Beyond these intriguing quirks and features, though, there are more tangible parallels to be drawn between this military-bred curio and the modern-era Dacia.

Durand points to the Pinzgauer's steeply chamfered lower quarters – essential for maximising approach and departure angles – as a defining characteristic of its design and one that he has reinterpreted in the Duster as a means of not just enhancing its off-road credentials but also emphasising the brand's pretensions to rugged dependability.

"It creates trust – the fact that the brand is honest and it's just telling the truth," he says. "There is a kind of honesty" in having a car that looks like an off-roader and can actually go off-road.

It's an attribute accentuated by various hexagonal motifs throughout the Duster's design, including the air-vent surrounds, the straight-cut wheel arches and even the sharply angled Dacia logo. These features echo the 4x4-inspired flat surfacing and bluff angles of the bodywork itself, which, says Durand, has evolved to become "quite a recognisable formal language" for the brand.

Obvious comparisons with the likes of the original Land Rover Defender and Fiat Panda 4x4 are more than welcome, he says, because of the similar characteristics he wants people to associate with his designs.

These humble and unpretentious icons, says Durand, are revered for being "simple, affordable, essential, popular and super-good in all conditions and very appreciated by real users", rather than simply being "show-off crossovers with no ability outside of the roads" – a legacy he cites as a major influence on his shaping of the Dacia brand.

The Duster and Bigster SUVs are the most obvious beneficiaries, but he says even the lower-slung Sandero and Jogger - as well as the electric Spring city car and the two new C-segment models coming to Dacia dealerships over the next year – should equally convey this air of unflappable utility.

It all comes back to the rigid policy of 'essentialisation' that underpins the Dacia brand as a whole – an ethos that, Durand explains while gleefully whizzing us to our overnight accommodation at the top of La Sambuy mountain in a UTV, is heavily informed by the works of renowned German industrial designer Dieter Rams.

Best known for his work at consumer electronics giant Braun, Rams is one of the most influential proponents of aesthetic functionalism, which he employed to great effect in the iconic designs of the T2 lighter, the ET66 calculator and the Phonosuper record player – colloquially dubbed 'Snow White's Coffin' in reflection of its monolithic, minimalist surfacing.

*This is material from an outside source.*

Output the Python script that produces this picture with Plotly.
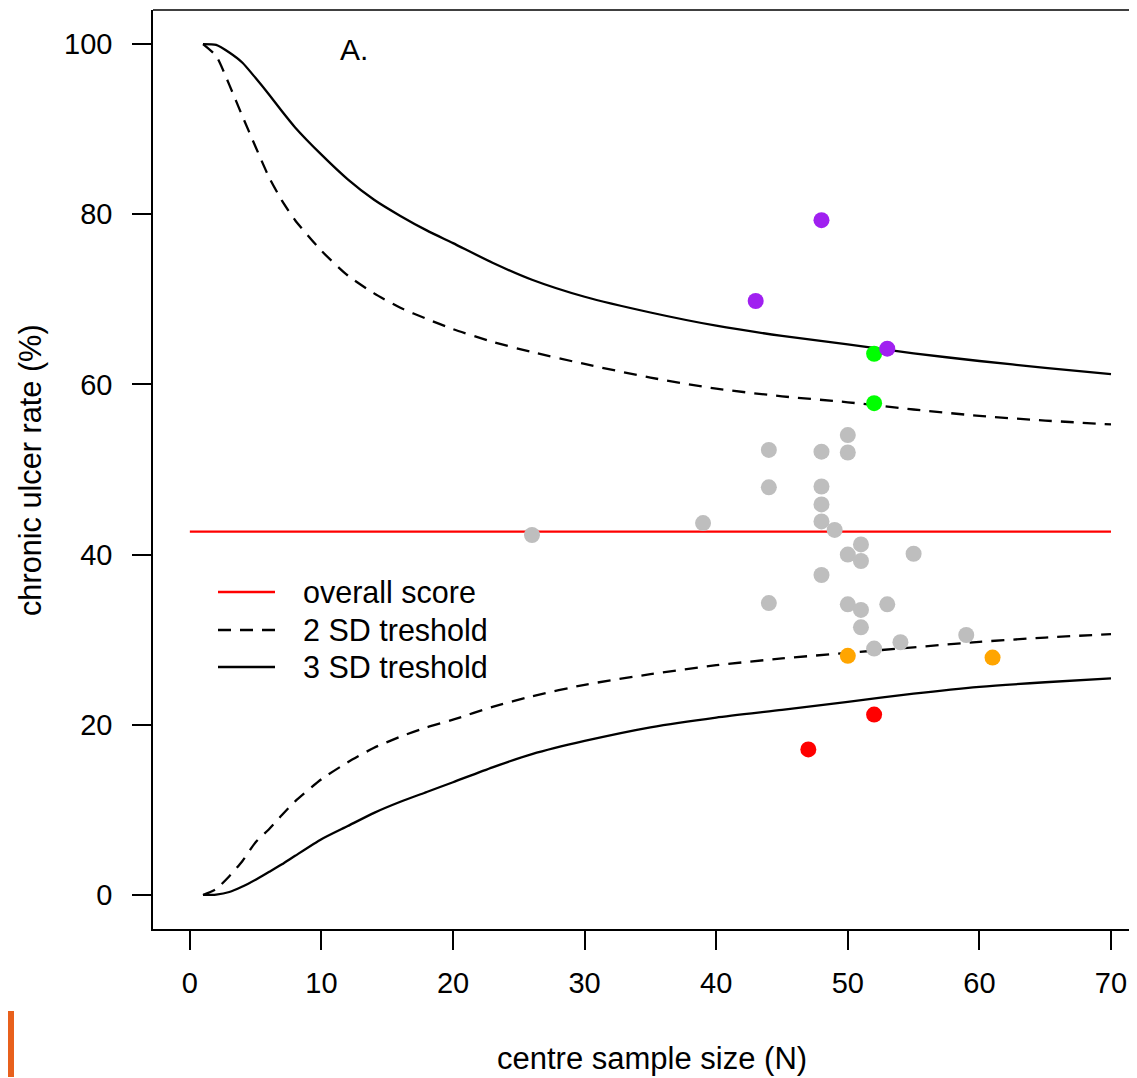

In his shunning of unnecessary decoration and the pursuit of a purer and more purpose-led design language, Rams cultivated the emergence of the 'less is better' movement, which lifelong admirer Durand cites as a central pillar of his manifesto for Dacia: "The best design is the design where you have the least design possible."

Beyond design, it's a strategy that also informs the brand's modus operandi of providing 'everything you need, and nothing you don't' in its cars which resonates ever-louder in the context of a market where prices are being driven ever upwards by soaring production costs, increasingly stringent safety and emissions regulation, and the over-endowment of the modern car with costly, complex technology.

It's also the main reason Dacia interiors still major on physical buttons and switches. Users need to quickly and intuitively know what everything does and it all needs to work for as long as possible.

We return to this theme later that evening when we're shown to the 1960s polar expedition pods that we'll be sleeping in. These tiny, barebones metal boxes, airlifted to their mountaintop perches, are, it quickly becomes clear, basically what a Dacia house would look like.

You can almost see Durand scribbling mental notes as he marvels at the simple gutter rail above the entrances, the ceiling-mounted pull cords for the blinds and the leather door pull straps, which "show that sometimes the old natural materials are still the best".

Everything in here has clearly been designed to keep weight, cost and complexity down, but there's pleasure to be derived and lessons to be learned from how intuitive and functional it all is. "You don't need instructions on how to use it", says Durand as he plays with the clever window locking mechanism and delights in the retro Bakelite controls for the radiator. "You know how it works before you use it."

"We must not forget about those very simple ideas that do the job better than ever. Sometimes we are thinking a bit too complex," he says, suggesting that there's no reason these ingenious and charming features couldn't be reinterpreted in a more modern (and NCAP-appeasing) way for future cars.

It's all part of that overarching ambition to make the essential into the exciting, and better cater to the precise needs of Dacia's customers rather than drive the prices of its cars up with features, technology and styling that nobody asked for.

It's a sentiment that's expressed no more clearly than by Durand's muse, Dieter Rams himself, in his famous affirmation that "indifference towards people and the reality in which they live is actually the one and only cardinal sin in design".

And that outlook couldn't feel more appropriate the next morning as we wade through a metre of snow towards the waiting Duster, hurl our tons of luggage into the cavernous boot, knock the slush off our boots on the lower body cladding, turn the heater up with freezing fingers (thank you, buttons), plough easily over the snowdrifts that have accumulated outside the huts and surge confidently down the icy track to the bottom of the mountain, as meltwater pools slowly around our feet on the muddy rubber floor mats.

"If you have good ideas, you can do it"

Over the years, enterprising Dacia owners have come up with dozens of 3D-printed accessories for their cars – cable tidies, can holders, touchlights, key slots, bag hooks... – and Durand says that's exactly the sort of community spirit he wants to cultivate with his designs.

"We have a trust relationship: if you have good ideas, you can do it," he says, proudly remarking that many of these creators make the 3D files available online for others to use and that the phenomenon inspired Dacia to develop the Youclip accessory mounts that now feature throughout its cars.

"There is huge creativity from our customers and we learn from them," he says. "Sometimes they have good ideas because they have a very specific usage, and you see that it's coming from real life."